Goal of the exercise -
Find the string "Python" in the entries and copy each line that has it.

Material for the task -

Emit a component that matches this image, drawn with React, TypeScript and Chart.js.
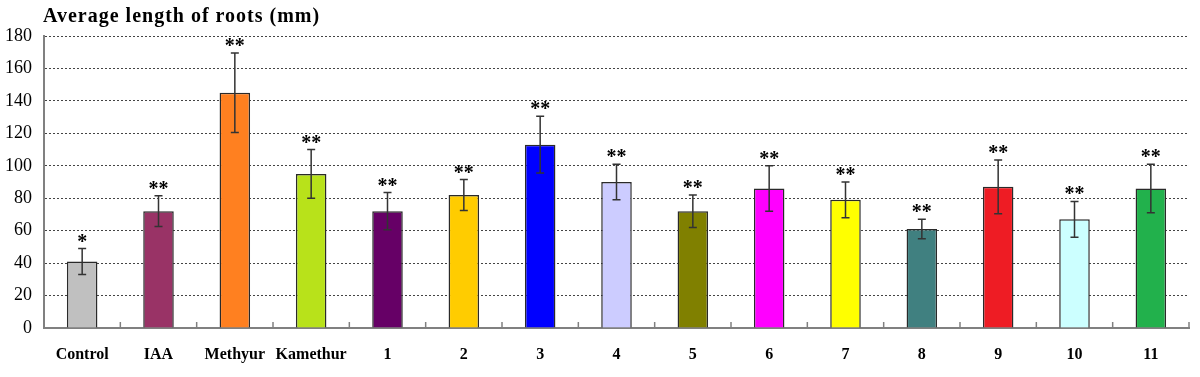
import React, { useEffect, useRef } from "react";
import { Chart, registerables } from "chart.js";

Chart.register(...registerables);

const categories = ["Control", "IAA", "Methyur", "Kamethur", "1", "2", "3", "4", "5", "6", "7", "8", "9", "10", "11"];
const meanLength = [41, 72, 145, 95, 72, 82, 113, 90, 72, 86, 79, 61, 87, 67, 86];
const errorSD = [8, 9.5, 24.5, 15, 11.5, 9.5, 17.5, 11, 10, 14, 11, 6, 16.5, 11, 15];
const significance = ["*", "**", "**", "**", "**", "**", "**", "**", "**", "**", "**", "**", "**", "**", "**"];
const barColors = [
  "#c0c0c0", "#993366", "#ff8020", "#b8e21a", "#660066", "#ffcc00", "#0000ff", "#ccccff",
  "#808000", "#ff00ff", "#ffff00", "#408080", "#ee1c24", "#ccffff", "#22b14c",
];
const yTicks = [0, 20, 40, 60, 80, 100, 120, 140, 160, 180];
const titleText = "Average length of roots (mm)";

const SERIF = "'Liberation Serif', 'Times New Roman', serif";

const overlayPlugin = {
  id: "overlay",
  afterDatasetsDraw(chart: any) {
    const ctx = chart.ctx;
    const x = chart.scales.x;
    const y = chart.scales.y;
    const area = chart.chartArea;
    ctx.save();
    ctx.strokeStyle = "#333";
    ctx.lineWidth = 1.5;
    meanLength.forEach((v, i) => {
      const px = x.getPixelForValue(i);
      const top = y.getPixelForValue(v + errorSD[i]);
      const bot = y.getPixelForValue(v - errorSD[i]);
      ctx.beginPath();
      ctx.moveTo(px, top);
      ctx.lineTo(px, bot);
      ctx.moveTo(px - 4, top);
      ctx.lineTo(px + 4, top);
      ctx.moveTo(px - 4, bot);
      ctx.lineTo(px + 4, bot);
      ctx.stroke();
      ctx.fillStyle = "#000";
      ctx.font = `bold 20px ${SERIF}`;
      ctx.textAlign = "center";
      ctx.textBaseline = "alphabetic";
      ctx.fillText(significance[i], px, top - 1);
    });
    ctx.strokeStyle = "#808080";
    ctx.lineWidth = 1.5;
    const n = categories.length;
    const step = (area.right - area.left) / n;
    for (let k = 1; k <= n; k++) {
      const bx = area.left + k * step;
      ctx.beginPath();
      ctx.moveTo(bx, area.bottom);
      ctx.lineTo(bx, area.bottom - 6);
      ctx.stroke();
    }
    ctx.restore();
  },
  afterDraw(chart: any) {
    const ctx = chart.ctx;
    ctx.save();
    ctx.fillStyle = "#000";
    ctx.font = `bold 20px ${SERIF}`;
    (ctx as any).letterSpacing = "1px";
    ctx.textAlign = "left";
    ctx.textBaseline = "alphabetic";
    ctx.fillText(titleText, 43, 22);
    ctx.restore();
  },
};

export default function App() {
  const ref = useRef<HTMLCanvasElement>(null);
  useEffect(() => {
    if (!ref.current) return;
    const chart = new Chart(ref.current, {
      type: "bar",
      data: {
        labels: categories,
        datasets: [
          {
            data: meanLength,
            backgroundColor: barColors,
            borderColor: "#2a2a2a",
            borderWidth: 1.5,
            barPercentage: 0.4,
            categoryPercentage: 1,
          },
        ],
      },
      options: {
        animation: false,
        responsive: false,
        maintainAspectRatio: false,
        layout: { padding: { top: 36, right: 11, left: 0, bottom: 0 } },
        plugins: { legend: { display: false }, tooltip: { enabled: false }, title: { display: false } },
        scales: {
          x: {
            grid: { display: false },
            border: { color: "#808080", width: 2 },
            ticks: { color: "#000", font: { family: SERIF, size: 16, weight: "bold" }, padding: 9, maxRotation: 0 },
            afterFit(scale: any) {
              scale.height = 49;
            },
          },
          y: {
            min: 0,
            max: 180,
            afterBuildTicks(scale: any) {
              scale.ticks = yTicks.map((v) => ({ value: v }));
            },
            grid: { color: "#444", lineWidth: 1, drawTicks: false },
            border: { color: "#808080", width: 2, dash: [2, 2] },
            ticks: { color: "#000", font: { family: SERIF, size: 18 }, padding: 12 },
            afterFit(scale: any) {
              scale.width = 44;
            },
          },
        },
      },
      plugins: [overlayPlugin],
    } as any);
    return () => chart.destroy();
  }, []);
  return (
    <div style={{ position: "fixed", left: 0, top: 0, width: 1200, height: 377, background: "#fff" }}>
      <canvas ref={ref} width={1200} height={377} style={{ width: 1200, height: 377 }} />
    </div>
  );
}
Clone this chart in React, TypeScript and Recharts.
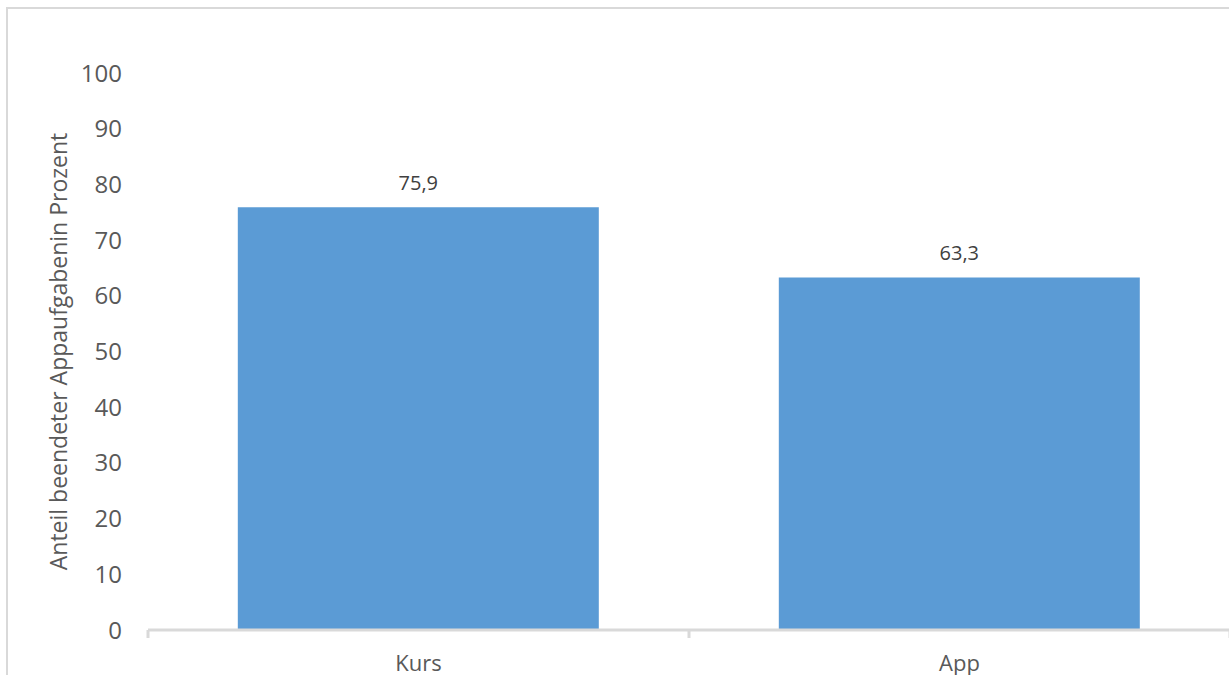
import { Bar, BarChart, LabelList, XAxis, YAxis } from "recharts";

const categories = ["Kurs", "App"];
const completedShare = [75.9, 63.3];
const yTicks = [0, 10, 20, 30, 40, 50, 60, 70, 80, 90, 100];
const yTitle = "Anteil beendeter Appaufgabenin Prozent";

const data = categories.map((name, i) => ({ name, value: completedShare[i] }));

const FONT = "'Open Sans', 'Noto Sans', sans-serif";
const TEXT = "#595959";
const GRID = "#d9d9d9";
const X_TICK_MARGIN = 25;

/** Category label centred in its band, with Excel-style tick marks on the band edges. */
function XTick(props: any) {
  const { x, y, payload } = props;
  const half = payload?.offset ?? 0;
  const axisY = y - X_TICK_MARGIN;
  const isLast = payload?.value === categories[categories.length - 1];
  return (
    <g>
      <line x1={x - half} x2={x - half} y1={axisY} y2={axisY + 8} stroke={GRID} strokeWidth={3} />
      {isLast && (
        <line x1={x + half} x2={x + half} y1={axisY} y2={axisY + 8} stroke={GRID} strokeWidth={3} />
      )}
      <text x={x} y={y} dy="0.72em" textAnchor="middle" fill={TEXT} fontSize={22} fontFamily={FONT}>
        {payload?.value}
      </text>
    </g>
  );
}

function YTitle(props: any) {
  const vb = props.viewBox ?? { x: 0, y: 0, width: 0, height: 0 };
  const cx = vb.x + 58;
  const cy = vb.y + vb.height / 2;
  return (
    <text
      x={cx}
      y={cy}
      transform={`rotate(-90, ${cx}, ${cy})`}
      textAnchor="middle"
      dominantBaseline="central"
      fill={TEXT}
      fontSize={23}
      fontFamily={FONT}
    >
      {yTitle}
    </text>
  );
}

export default function App() {
  return (
    <div
      style={{
        position: "fixed",
        left: 0,
        top: 0,
        width: 1229,
        height: 675,
        overflow: "hidden",
        background: "#fff",
      }}
    >
      <div
        style={{
          position: "absolute",
          left: 6,
          top: 7,
          width: 1400,
          height: 800,
          borderLeft: `2px solid ${GRID}`,
          borderTop: `2px solid ${GRID}`,
        }}
      />
      <div style={{ position: "absolute", left: 0, top: 0 }}>
        <BarChart
          width={1230}
          height={690}
          data={data}
          margin={{ top: 73, right: 0, bottom: 0, left: 0 }}
          barCategoryGap="16.6%"
        >
          <XAxis
            dataKey="name"
            height={60}
            axisLine={{ stroke: GRID, strokeWidth: 3 }}
            tickLine={false}
            tickSize={0}
            tickMargin={X_TICK_MARGIN}
            tick={<XTick />}
            interval={0}
          />
          <YAxis
            width={148}
            domain={[0, 100]}
            ticks={yTicks}
            interval={0}
            axisLine={false}
            tickLine={false}
            tickSize={0}
            tickMargin={26}
            tick={{ fill: TEXT, fontSize: 24, fontFamily: FONT }}
            label={<YTitle />}
          />
          <Bar dataKey="value" fill="#5b9bd5" isAnimationActive={false}>
            <LabelList
              dataKey="value"
              position="top"
              offset={17}
              formatter={(v: any) => String(v).replace(".", ",")}
              fill="#404040"
              fontSize={20}
              fontFamily={FONT}
            />
          </Bar>
        </BarChart>
      </div>
    </div>
  );
}
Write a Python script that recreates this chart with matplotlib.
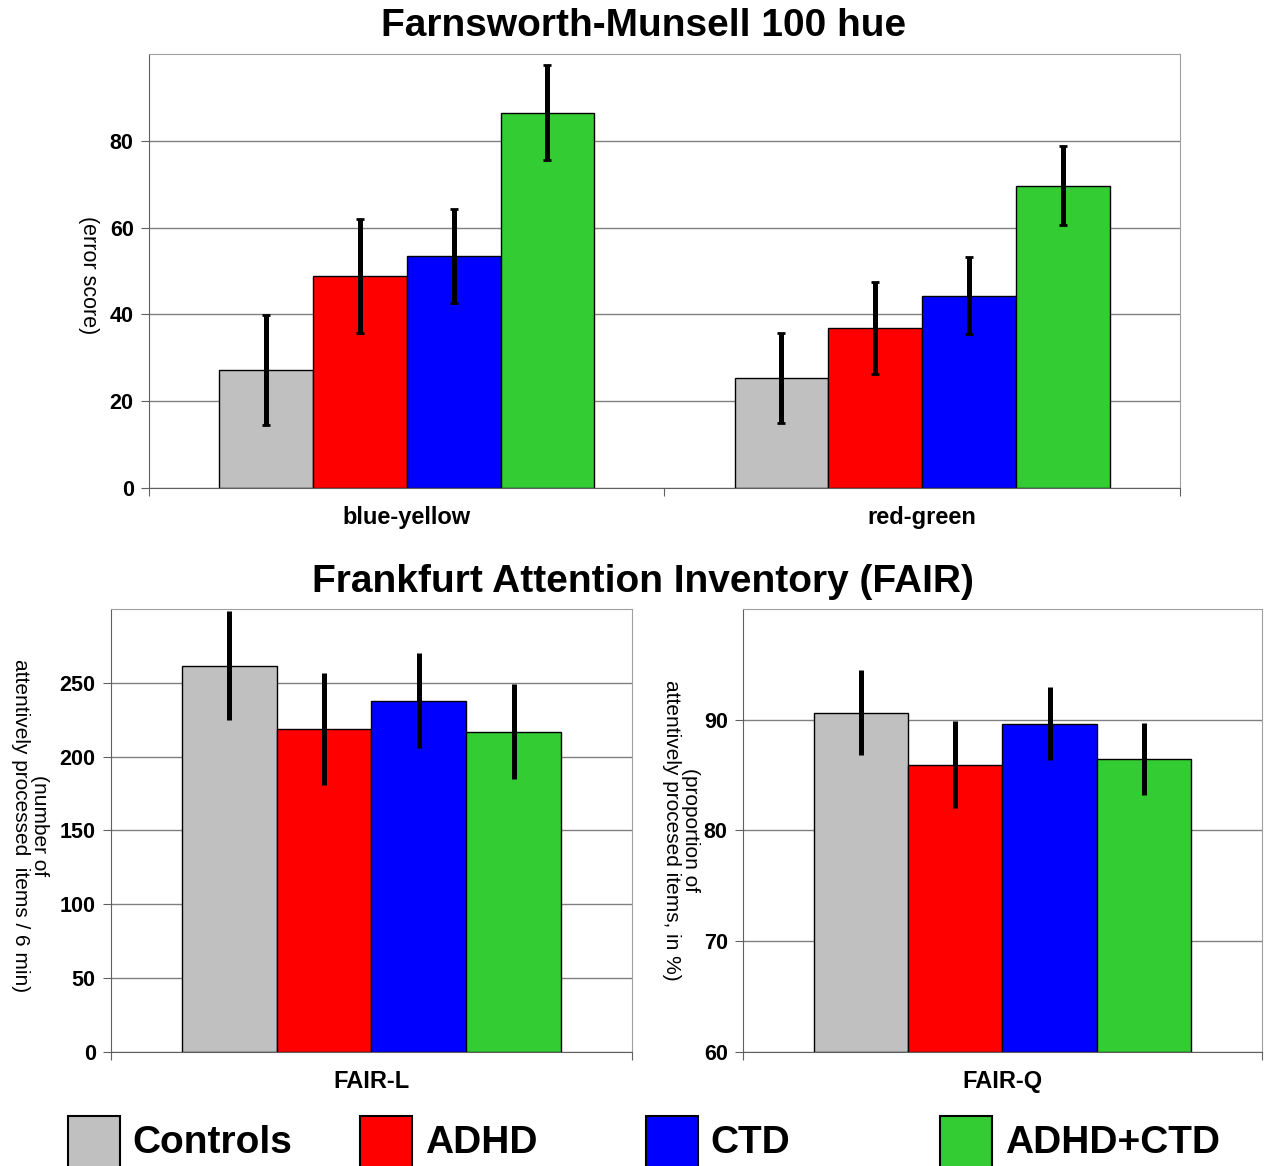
import numpy as np
import matplotlib.pyplot as plt
from matplotlib.patches import Rectangle

plt.rcParams['font.family'] = ['Liberation Sans', 'DejaVu Sans']

groups = ["Controls", "ADHD", "CTD", "ADHD+CTD"]
colors = ["#c0c0c0", "#ff0000", "#0000ff", "#33cc33"]

# Farnsworth-Munsell 100 hue
fm_categories = ["blue-yellow", "red-green"]
fm_means = {"Controls": [27.2, 25.4], "ADHD": [48.9, 36.9],
            "CTD": [53.5, 44.3], "ADHD+CTD": [86.5, 69.6]}
fm_err = {"Controls": [12.7, 10.4], "ADHD": [13.1, 10.6],
          "CTD": [10.8, 8.9], "ADHD+CTD": [11.0, 9.1]}

# FAIR
fair_l_means = [261.5, 218.5, 238.0, 217.0]
fair_l_err = [37, 38, 32, 32]
fair_q_means = [90.65, 85.95, 89.65, 86.45]
fair_q_err = [3.8, 3.9, 3.3, 3.25]

width = 0.182
grid_col = "#808080"


def style_axes(ax, ylim, yticks):
    ax.set_ylim(*ylim)
    ax.set_yticks(yticks)
    ax.yaxis.grid(True, color=grid_col, lw=1)
    ax.set_axisbelow(True)
    for s in ["top", "right"]:
        ax.spines[s].set_color("#a0a0a0")
    for s in ["left", "bottom"]:
        ax.spines[s].set_color("#606060")
    ax.tick_params(axis="y", length=6, color="#606060", labelsize=15.5, pad=5)
    ax.tick_params(axis="x", length=6, color="#606060", labelsize=16, pad=14)
    for lab in ax.get_yticklabels():
        lab.set_fontweight("bold")


fig = plt.figure(figsize=(12.64, 11.66), dpi=100)

# top chart
ax1 = fig.add_axes([0.1179, 0.5815, 0.8156, 0.3722])
x = np.arange(len(fm_categories))
offsets = (np.arange(len(groups)) - 1.5) * width
for g, c, off in zip(groups, colors, offsets):
    ax1.bar(x + off, fm_means[g], width, color=c, edgecolor="black", lw=1,
            yerr=fm_err[g], error_kw=dict(ecolor="black", elinewidth=3.6,
                                          capsize=3, capthick=2))
ax1.set_xlim(-0.5, 1.5)
style_axes(ax1, (0, 100), [0, 20, 40, 60, 80])
ax1.set_xticks([-0.5, 0.5, 1.5])
ax1.set_xticklabels([])
ax1.set_xticks(x, minor=True)
ax1.set_xticklabels(fm_categories, minor=True, fontweight="bold", fontsize=17)
ax1.tick_params(axis="x", which="minor", length=0, pad=13)
ax1.set_ylabel("(error score)", fontsize=15.5, rotation=270, va="center",
               ha="center")
ax1.yaxis.set_label_coords(-0.059, 0.49)
fig.text(0.509, 0.978, "Farnsworth-Munsell 100 hue", ha="center", va="center",
         fontsize=28, fontweight="bold")

# bottom charts
ax2 = fig.add_axes([0.0878, 0.0978, 0.4122, 0.3799])
ax3 = fig.add_axes([0.5878, 0.0978, 0.4106, 0.3799])
for ax, means, errs, name, ylim, yt, ylab, lx, ly in [
        (ax2, fair_l_means, fair_l_err, "FAIR-L", (0, 300),
         [0, 50, 100, 150, 200, 250],
         "(number of\nattentively processed  items / 6 min)", -0.155, 0.51),
        (ax3, fair_q_means, fair_q_err, "FAIR-Q", (60, 100), [60, 70, 80, 90],
         "(proportion of\nattentively procesed items, in %)", -0.12, 0.50)]:
    for i, (g, c, off) in enumerate(zip(groups, colors, offsets)):
        ax.bar([off], [means[i] - ylim[0]], width, bottom=ylim[0], color=c,
               edgecolor="black", lw=1, yerr=[errs[i]],
               error_kw=dict(ecolor="black", elinewidth=3.6, capsize=0))
    ax.set_xlim(-0.5, 0.5)
    style_axes(ax, ylim, yt)
    ax.set_xticks([-0.5, 0.5])
    ax.set_xticklabels([])
    ax.set_xticks([0], minor=True)
    ax.set_xticklabels([name], minor=True, fontweight="bold", fontsize=17)
    ax.tick_params(axis="x", which="minor", length=0, pad=13)
    ax.set_ylabel(ylab, fontsize=15, linespacing=1.0, rotation=270,
                  va="center", ha="center")
    ax.yaxis.set_label_coords(lx, ly)

fig.text(0.509, 0.501, "Frankfurt Attention Inventory (FAIR)", ha="center",
         va="center", fontsize=28, fontweight="bold")

# legend
leg_x = [0.054, 0.285, 0.511, 0.744]
for lx, g, c in zip(leg_x, groups, colors):
    fig.add_artist(Rectangle((lx, -0.005), 0.041, 0.048, transform=fig.transFigure,
                             facecolor=c, edgecolor="black", lw=1.5))
    fig.text(lx + 0.051, 0.02, g, ha="left", va="center", fontsize=28,
             fontweight="bold")

fig.savefig("out.png", dpi=100)
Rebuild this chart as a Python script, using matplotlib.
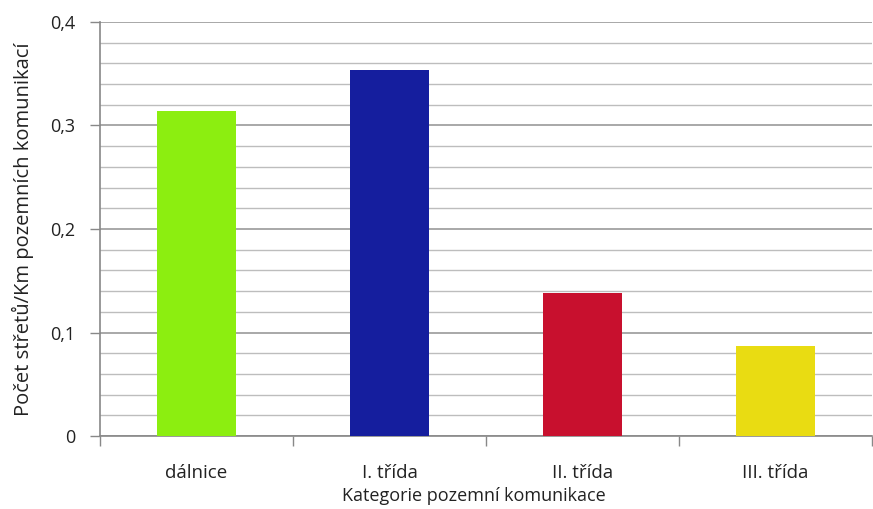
import matplotlib
matplotlib.use("Agg")
import matplotlib.pyplot as plt
from matplotlib.ticker import MultipleLocator, FuncFormatter
import numpy as np

# accidents per km of road, by road category
categories = ["dálnice", "I. třída", "II. třída", "III. třída"]
values = [0.314, 0.354, 0.138, 0.087]
colors = ["#8cee10", "#151e9e", "#c8102e", "#e9dc12"]

plt.rcParams["font.family"] = ["Open Sans", "DejaVu Sans"]

fig = plt.figure(figsize=(8.73, 5.09), dpi=100)
ax = fig.add_axes([0.1145, 0.1434, 0.8845, 0.8134])

x = np.arange(len(categories))
ax.bar(x, values, width=0.41, color=colors, zorder=3)

ax.set_xlim(-0.5, len(categories) - 0.5)
ax.set_ylim(0, 0.4)

# major/minor gridlines
ax.yaxis.set_major_locator(MultipleLocator(0.1))
ax.yaxis.set_minor_locator(MultipleLocator(0.02))
ax.yaxis.set_major_formatter(FuncFormatter(
    lambda v, pos: "0" if abs(v) < 1e-9 else ("%.1f" % v).replace(".", ",")))
ax.grid(which="major", axis="y", color="#9a9a9a", linewidth=1.2, zorder=0)
ax.grid(which="minor", axis="y", color="#bdbdbd", linewidth=1.0, zorder=0)
ax.tick_params(axis="y", which="major", length=7, width=1, color="#888888",
               labelsize=13, pad=11, labelcolor="#222222")
ax.tick_params(axis="y", which="minor", length=0)

# category labels centred, tick marks between categories
ax.set_xticks(x)
ax.set_xticklabels(categories)
ax.set_xticks(np.arange(len(categories) + 1) - 0.5, minor=True)
ax.tick_params(axis="x", which="major", length=0, labelsize=13.5, pad=20,
               labelcolor="#222222")
ax.tick_params(axis="x", which="minor", length=7, width=1, color="#888888")

for s in ["top", "right"]:
    ax.spines[s].set_visible(False)
for s in ["left", "bottom"]:
    ax.spines[s].set_color("#888888")
    ax.spines[s].set_linewidth(1.2)

ax.set_ylabel("Počet střetů/Km pozemních komunikací", fontsize=14.5,
              color="#222222")
ax.yaxis.set_label_coords(-0.086, 0.5)
ax.set_xlabel("Kategorie pozemní komunikace", fontsize=13, color="#222222")
ax.xaxis.set_label_coords(0.484, -0.122)

fig.savefig("out.png", dpi=100)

Answer to this problem -
Write a Python script that recreates this chart with matplotlib.
Rebuild this chart as a Python script, using matplotlib.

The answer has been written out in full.